Mauer won't speak on the record about either of the women's claims, saying both cases are now in litigation. He does note, however, that "A lot of people are in business who shouldn't be," and says he only gets complaints from tenants who don't pay their rent.
"You know what really gets me upset?" Mauer asks. "Right away everyone looks at me like I'm a greedy capitalist. But everybody knows there are rules to be followed."
Another business owner on Church Street -- who also chooses to remain anonymous -- says Mauer's "hardball" style reflects the increasing gentrification of the Church Street Marketplace and a leaner, meaner business climate that is increasingly reliant on national chain stores.
Another unidentified source -- a tenant who's been there for more than a decade --says what makes Church Street unique is its funky mix of local cottage industries on the strip's upper floors. And those, he says, will quickly disappear once rents go through the roof.
While Redmond agrees that you didn't see many national stores on Church Street 20 years ago, he rejects the notion that national chains have been bad for local businesses.

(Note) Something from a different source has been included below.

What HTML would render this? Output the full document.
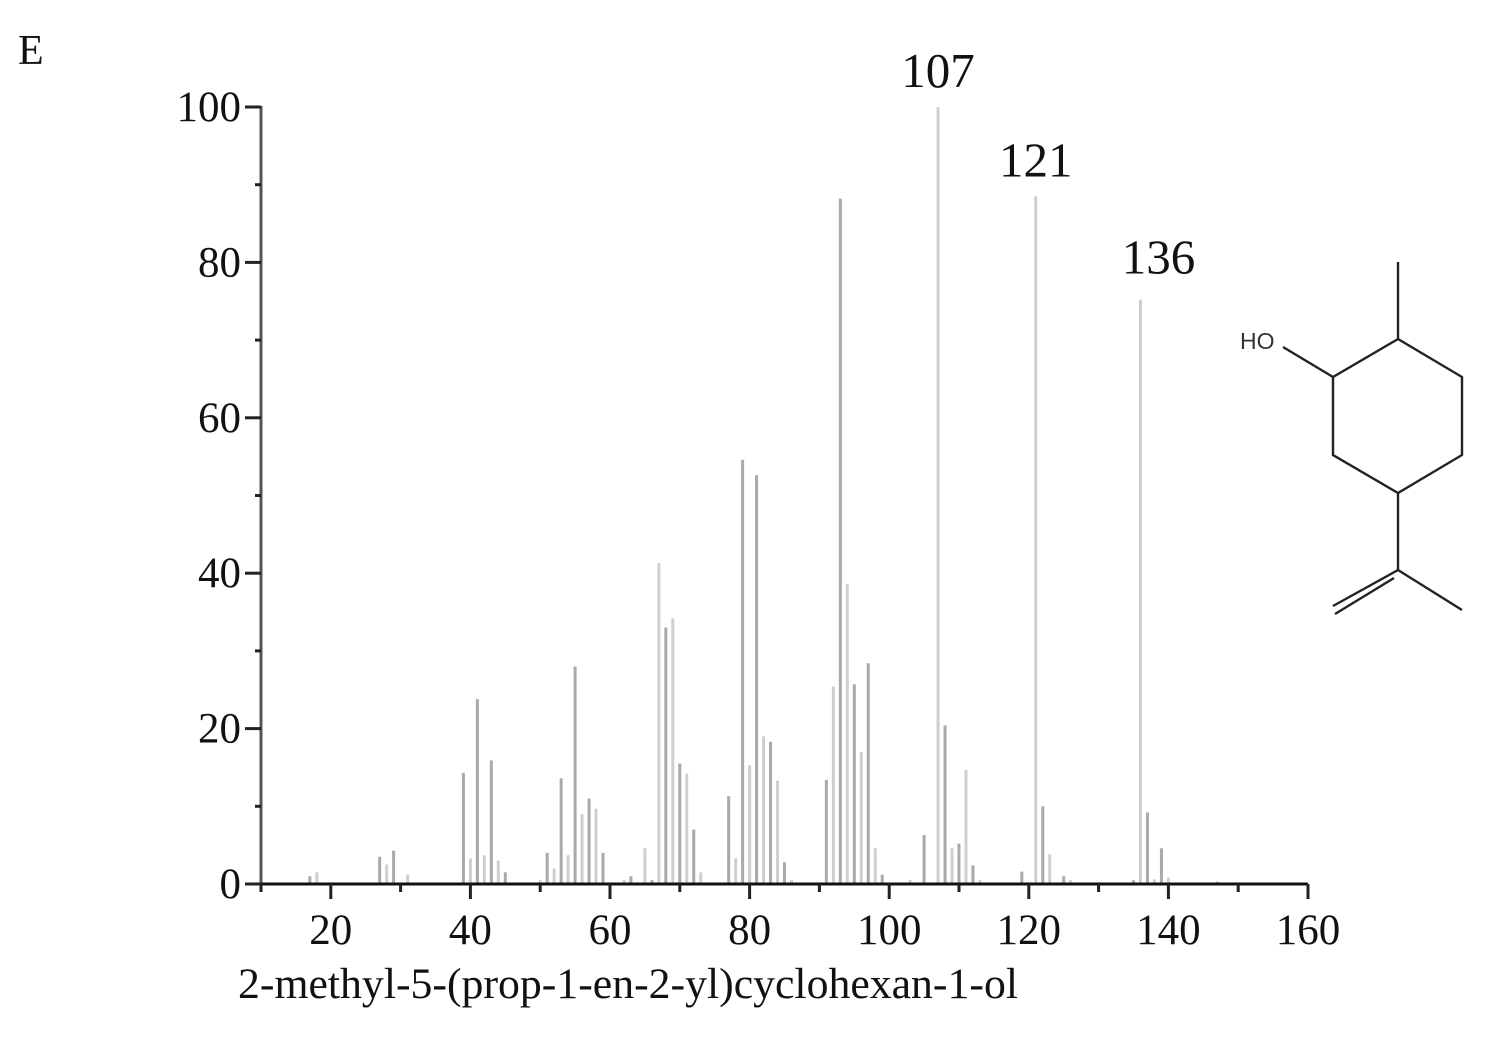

"Some Vermonters say, 'Oh, my God! There are nationals on Church Street!'" says Redmond. "But if you talk to the merchants who have locally owned businesses, they will tell you what it's done is bring people downtown to discover the locals. It's maintained our vitality." And as he points out, national chains still make up only 40 percent of the retail businesses on the Marketplace. In fact, locals recently have replaced national stores in some locations.
"Today, any healthy shopping area is filled with national tenants," adds real estate agent Bill Kiendl of V/T Commercial, which handles the leasing for the Burlington Town Center. "I don't necessarily love it, but it is what it is. If you talk to a landlord and say, 'Do you want a Banana Republic or some fella who wants to start a new restaurant concept?' they're gonna take Banana Republic."

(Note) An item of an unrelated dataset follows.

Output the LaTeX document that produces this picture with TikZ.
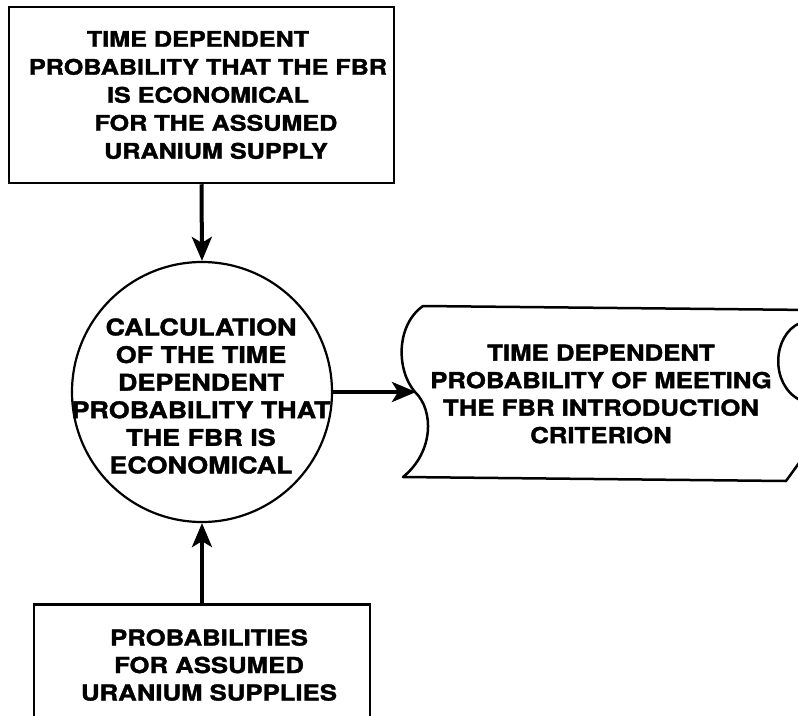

Mauer bucked that trend at least once. When Wendy's wanted to buy into the building now occupied by the Church Street Tavern, he chose local owners over the fast-food franchise. "I haven't seen or heard from them in five years," he says of his tenants. "They're happy and I'm happy."
He's still in a good mood on a subsequent tour of Montreal, where he and his wife live in a luxurious downtown high-rise built in 1962. As we zigzag the streets of the old city, Mauer eagerly shows off what the Queen City could learn from La Belle Ville. "The Burlington waterfront could be like this," he says, indicating the new parks, shopping areas and mixed-use housing sprouting along the St. Lawrence River. "But we're losing out to other cities."

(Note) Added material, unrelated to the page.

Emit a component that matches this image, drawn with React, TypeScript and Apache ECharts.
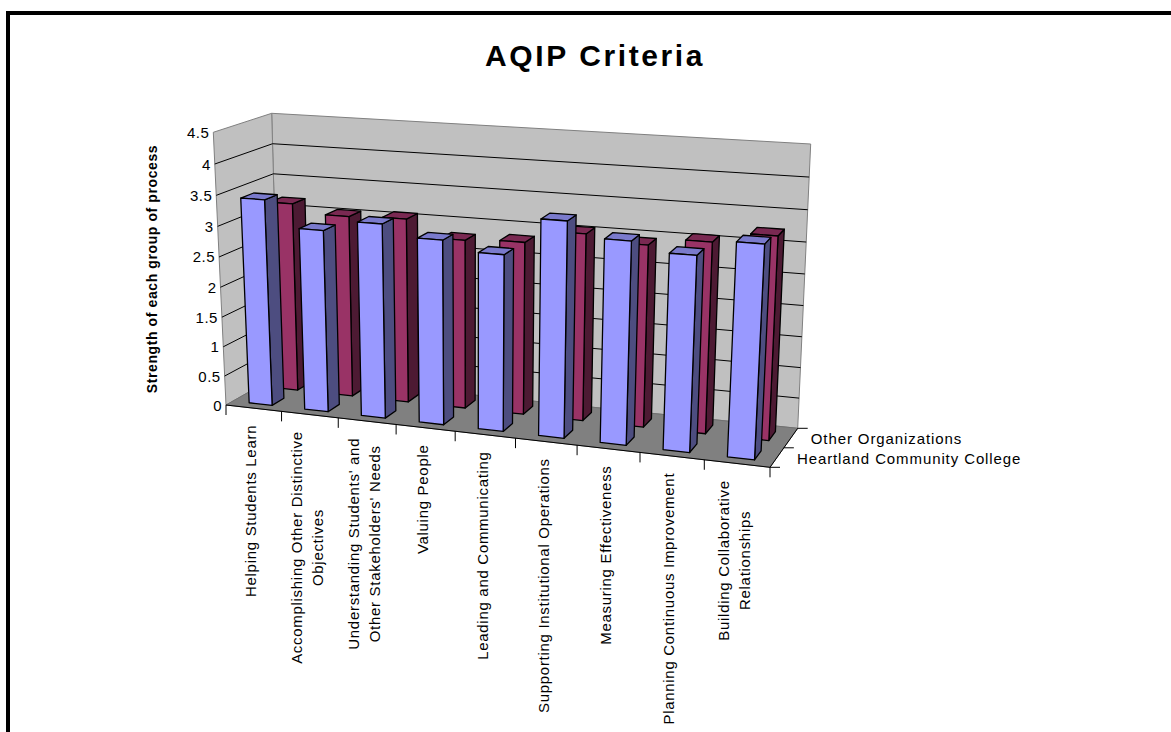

Like his Volvo wagon, Mauer's mind races from one idea to the next, each more ambitious than the last. "We need to put in cobblestones, nice lighting and take it down to the waterfront so that people want to park their cars and walk down there at night. And we've got to expand Church Street to Cherry and all the other side streets, make it all nice and fun."
Mauer definitely has a business stake in that scenario. But his use of "we" suggests a different kind of belonging. "I would rather be a Vermonter than anything else," he suggests. "I came here because I think this is the greatest city and state in the world. People don't know how good they have it."